GOP strategist Patrick Griffin is not as optimistic.

“I’m watching to see if this election for Republicans is about casting another protest vote for Trump, or saving the country from out-of-touch liberal radicals? This race will tell us a whole lot about the future of the GOP and more importantly about the survival of conservative ideals and policies that are critical to the future of our country.

“New Hampshire voters and Republicans across the country should remember Ronald Reagan’s famous line on their way into the voting booth: “The fellow who agrees with me 80 percent of the time is not my enemy.”

And finally, Matthew Bartlett of Darbyfield Advisors said he is watching for how things end: The concession speech.

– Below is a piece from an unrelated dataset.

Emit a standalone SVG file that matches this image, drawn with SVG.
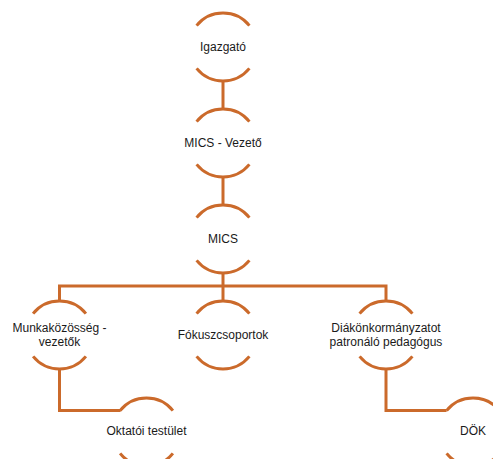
<svg xmlns="http://www.w3.org/2000/svg" xmlns:xlink="http://www.w3.org/1999/xlink" width="493" height="459" viewBox="0 0 493 459">
<style>
.arc{fill:none;stroke:#CB6A2B;stroke-width:3;stroke-linecap:butt}
.con{fill:none;stroke:#CB6A2B;stroke-width:3}
.lbl{font-family:"Liberation Sans",Arial,sans-serif;font-size:12px;fill:#1a1a1a;text-anchor:middle}
</style>
<defs>
<g id="arcs" class="arc">
<path d="M-26.4,-21.4 A34,34 0 0 1 26.4,-21.4"/>
<path d="M26.4,21.4 A34,34 0 0 1 -26.4,21.4"/>
</g>
</defs>
<rect width="493" height="459" fill="#ffffff"/>
<g id="connectors" class="con">
<line x1="223" y1="81" x2="223" y2="109"/>
<line x1="223" y1="177" x2="223" y2="205"/>
<line x1="223" y1="273" x2="223" y2="301"/>
<polyline points="59.5,301 59.5,286 386,286 386,301"/>
<polyline points="59.5,369 59.5,410.6 120.6,410.6"/>
<polyline points="386,369 386,410.6 446.6,410.6"/>
</g>
<g id="node-igazgato">
<use xlink:href="#arcs" x="223" y="47"/>
<text class="lbl" x="223" y="51">Igazgató</text>
</g>
<g id="node-mics-vezeto">
<use xlink:href="#arcs" x="223" y="143"/>
<text class="lbl" x="223" y="147">MICS - Vezető</text>
</g>
<g id="node-mics">
<use xlink:href="#arcs" x="223" y="239"/>
<text class="lbl" x="223" y="243">MICS</text>
</g>
<g id="node-munkakozosseg">
<use xlink:href="#arcs" x="59.5" y="335"/>
<text class="lbl" x="59.5" y="332">Munkaközösség -</text>
<text class="lbl" x="59.5" y="346">vezetők</text>
</g>
<g id="node-fokuszcsoportok">
<use xlink:href="#arcs" x="223" y="335"/>
<text class="lbl" x="223" y="339">Fókuszcsoportok</text>
</g>
<g id="node-diakonkormanyzat">
<use xlink:href="#arcs" x="386" y="335"/>
<text class="lbl" x="386" y="332">Diákönkormányzatot</text>
<text class="lbl" x="386" y="346">patronáló pedagógus</text>
</g>
<g id="node-oktatoi">
<use xlink:href="#arcs" x="146.5" y="432"/>
<text class="lbl" x="146.5" y="435">Oktatói testület</text>
</g>
<g id="node-dok">
<use xlink:href="#arcs" x="473" y="432"/>
<text class="lbl" x="473" y="435">DÖK</text>
</g>
</svg>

“Every candidate is prepared to win, but no one knows if they are prepared to lose,” Bartlett said.

“Yes, Tuesday is about who wins the primaries. But all three major NHGOP races have been incredibly hard fought, some to the point of scorched earth, risking hurt feelings. After the barnburner 2010 NHGOP primaries, there were no questions about party unity and the NHGOP went on to win a U.S. Senate seat and both U.S. House seats.

“But in several New Hampshire races in the decade since there seemed to be continuing tribal disputes after the primaries with little time to heal in time for a general election that is only two months away. In politics, it is natural for both parties to have factions and friction, but Granite State Democrats manage to stay unified,” Bartlett said.

“If the New Hampshire Republicans want to win more than just primaries they will need to unify quickly – and the onus will be on both the winners, and those who didn’t win, to do so.”